* [Given request]
Scan the data for lines with "React" and report the count by itself.
[BEGIN Given data]
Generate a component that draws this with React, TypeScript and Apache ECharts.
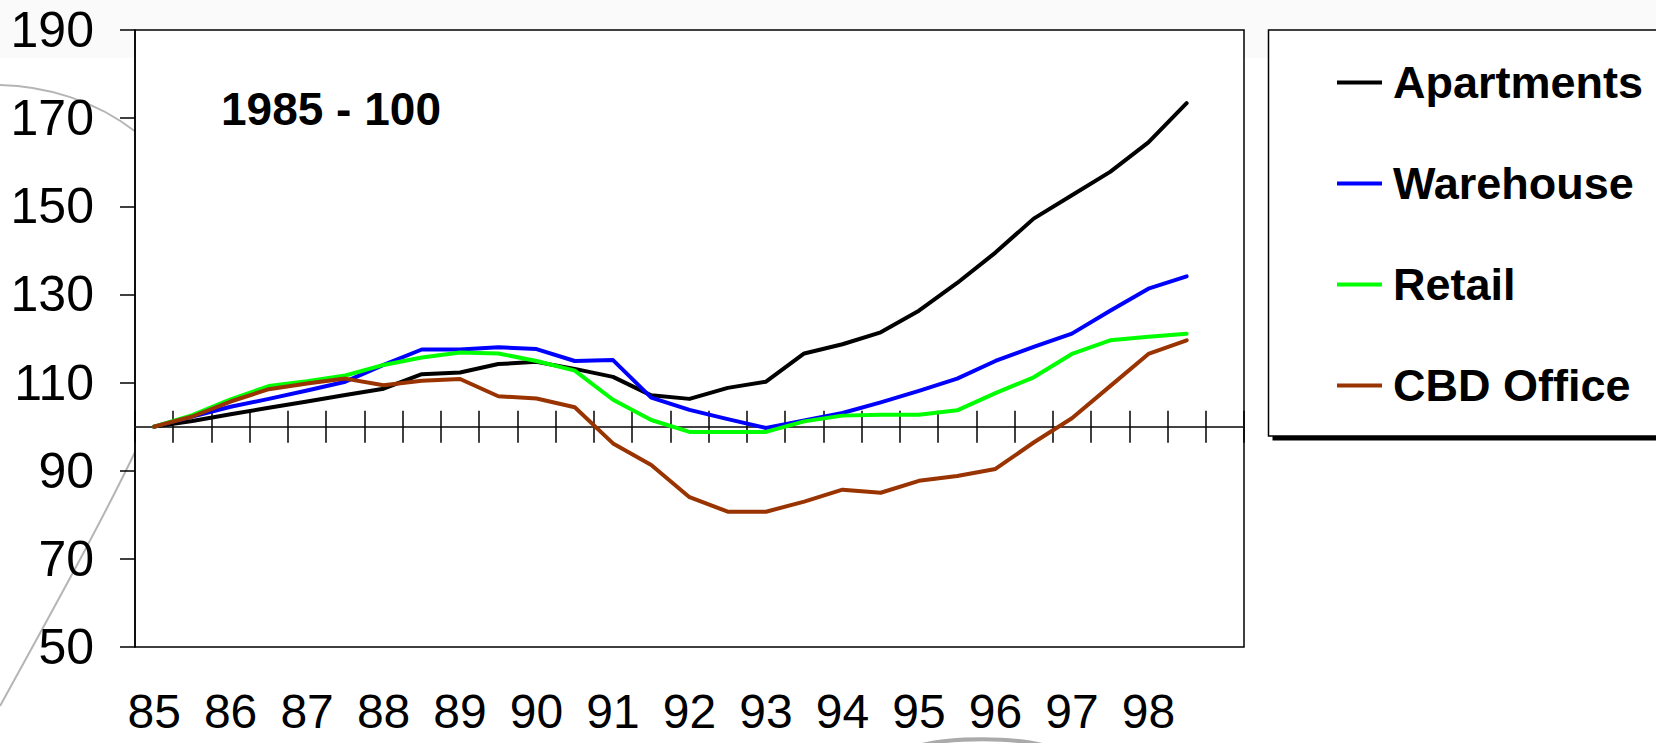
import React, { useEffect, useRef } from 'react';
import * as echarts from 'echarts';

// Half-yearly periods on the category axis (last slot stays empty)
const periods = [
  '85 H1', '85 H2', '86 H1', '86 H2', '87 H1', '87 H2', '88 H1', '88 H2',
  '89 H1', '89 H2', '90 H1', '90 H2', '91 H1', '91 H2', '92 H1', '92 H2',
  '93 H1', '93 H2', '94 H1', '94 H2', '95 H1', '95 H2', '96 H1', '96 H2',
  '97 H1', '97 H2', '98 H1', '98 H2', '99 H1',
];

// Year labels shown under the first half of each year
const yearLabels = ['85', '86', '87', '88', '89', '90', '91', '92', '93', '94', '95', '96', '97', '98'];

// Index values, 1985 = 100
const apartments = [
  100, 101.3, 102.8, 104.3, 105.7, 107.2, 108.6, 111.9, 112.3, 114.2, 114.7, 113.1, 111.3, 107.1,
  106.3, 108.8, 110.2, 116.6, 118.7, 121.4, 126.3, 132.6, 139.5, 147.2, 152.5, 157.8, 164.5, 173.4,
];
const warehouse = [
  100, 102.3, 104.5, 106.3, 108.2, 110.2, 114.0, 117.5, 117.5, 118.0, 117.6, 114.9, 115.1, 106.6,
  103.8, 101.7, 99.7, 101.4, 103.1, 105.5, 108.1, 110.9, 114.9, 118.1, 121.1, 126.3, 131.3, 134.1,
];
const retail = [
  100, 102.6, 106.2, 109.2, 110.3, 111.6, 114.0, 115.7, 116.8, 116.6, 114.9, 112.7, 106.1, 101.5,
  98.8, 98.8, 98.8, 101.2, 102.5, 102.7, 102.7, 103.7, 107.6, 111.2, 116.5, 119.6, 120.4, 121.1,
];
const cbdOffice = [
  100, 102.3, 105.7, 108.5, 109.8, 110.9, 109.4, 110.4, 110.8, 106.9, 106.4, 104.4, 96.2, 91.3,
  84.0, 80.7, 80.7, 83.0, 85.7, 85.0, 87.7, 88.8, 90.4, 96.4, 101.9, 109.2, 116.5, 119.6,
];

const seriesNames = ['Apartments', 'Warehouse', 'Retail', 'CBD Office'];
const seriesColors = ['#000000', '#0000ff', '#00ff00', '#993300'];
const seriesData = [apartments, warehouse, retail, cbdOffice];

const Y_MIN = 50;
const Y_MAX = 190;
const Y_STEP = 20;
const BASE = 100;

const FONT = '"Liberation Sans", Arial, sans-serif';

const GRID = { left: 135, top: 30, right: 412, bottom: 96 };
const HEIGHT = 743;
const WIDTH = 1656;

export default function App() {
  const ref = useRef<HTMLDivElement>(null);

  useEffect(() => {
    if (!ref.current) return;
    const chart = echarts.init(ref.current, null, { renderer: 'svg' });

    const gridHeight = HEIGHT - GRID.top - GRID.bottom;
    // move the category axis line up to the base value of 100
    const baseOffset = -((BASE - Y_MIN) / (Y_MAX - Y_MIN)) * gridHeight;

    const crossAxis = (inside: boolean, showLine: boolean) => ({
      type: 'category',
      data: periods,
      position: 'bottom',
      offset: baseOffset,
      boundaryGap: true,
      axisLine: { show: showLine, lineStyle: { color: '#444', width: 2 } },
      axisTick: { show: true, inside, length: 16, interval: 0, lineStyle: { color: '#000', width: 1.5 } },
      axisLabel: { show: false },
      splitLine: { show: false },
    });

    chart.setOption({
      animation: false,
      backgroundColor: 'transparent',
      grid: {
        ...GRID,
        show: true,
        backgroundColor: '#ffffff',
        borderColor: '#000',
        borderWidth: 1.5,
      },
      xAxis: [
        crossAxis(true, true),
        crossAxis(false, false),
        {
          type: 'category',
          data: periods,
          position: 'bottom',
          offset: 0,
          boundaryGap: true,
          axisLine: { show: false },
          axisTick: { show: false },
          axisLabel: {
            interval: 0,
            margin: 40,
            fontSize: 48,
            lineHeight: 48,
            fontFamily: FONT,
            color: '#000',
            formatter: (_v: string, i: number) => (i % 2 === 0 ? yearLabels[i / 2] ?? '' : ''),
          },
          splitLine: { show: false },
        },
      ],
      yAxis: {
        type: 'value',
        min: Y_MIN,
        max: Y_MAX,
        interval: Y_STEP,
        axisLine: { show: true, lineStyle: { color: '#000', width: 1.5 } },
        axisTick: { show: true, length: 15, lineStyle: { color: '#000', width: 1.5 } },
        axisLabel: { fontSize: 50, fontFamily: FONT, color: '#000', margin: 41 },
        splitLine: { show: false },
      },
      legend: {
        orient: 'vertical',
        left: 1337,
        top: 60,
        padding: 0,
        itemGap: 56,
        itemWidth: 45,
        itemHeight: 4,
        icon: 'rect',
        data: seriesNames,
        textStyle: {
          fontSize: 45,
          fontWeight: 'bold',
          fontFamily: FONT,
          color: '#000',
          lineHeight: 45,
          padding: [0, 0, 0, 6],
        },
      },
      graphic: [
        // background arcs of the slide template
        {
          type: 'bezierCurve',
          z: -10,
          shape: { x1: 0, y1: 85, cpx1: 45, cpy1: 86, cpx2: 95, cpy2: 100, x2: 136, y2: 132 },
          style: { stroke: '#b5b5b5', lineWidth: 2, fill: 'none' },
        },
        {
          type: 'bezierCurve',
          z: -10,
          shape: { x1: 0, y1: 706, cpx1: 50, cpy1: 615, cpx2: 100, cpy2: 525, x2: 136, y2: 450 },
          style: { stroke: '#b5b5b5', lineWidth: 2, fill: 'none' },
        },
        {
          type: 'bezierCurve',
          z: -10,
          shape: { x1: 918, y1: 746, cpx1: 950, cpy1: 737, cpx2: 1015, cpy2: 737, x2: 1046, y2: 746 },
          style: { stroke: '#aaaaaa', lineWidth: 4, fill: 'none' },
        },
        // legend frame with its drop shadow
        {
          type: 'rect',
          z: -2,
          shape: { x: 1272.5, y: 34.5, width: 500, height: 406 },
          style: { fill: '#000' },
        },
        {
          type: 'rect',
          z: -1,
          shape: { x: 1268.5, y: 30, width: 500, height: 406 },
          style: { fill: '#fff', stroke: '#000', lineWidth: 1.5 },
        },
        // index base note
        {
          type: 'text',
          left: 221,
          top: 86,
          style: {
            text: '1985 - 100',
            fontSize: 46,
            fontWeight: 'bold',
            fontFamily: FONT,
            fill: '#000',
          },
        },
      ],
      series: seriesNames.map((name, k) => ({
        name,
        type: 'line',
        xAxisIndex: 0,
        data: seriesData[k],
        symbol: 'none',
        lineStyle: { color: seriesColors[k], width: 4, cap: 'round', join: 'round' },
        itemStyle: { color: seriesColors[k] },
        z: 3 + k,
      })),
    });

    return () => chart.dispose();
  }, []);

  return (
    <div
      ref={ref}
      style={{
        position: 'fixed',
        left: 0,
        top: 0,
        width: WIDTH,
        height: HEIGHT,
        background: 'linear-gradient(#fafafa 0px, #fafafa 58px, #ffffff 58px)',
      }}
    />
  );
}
[END Given data]
* [Answer to the problem]
2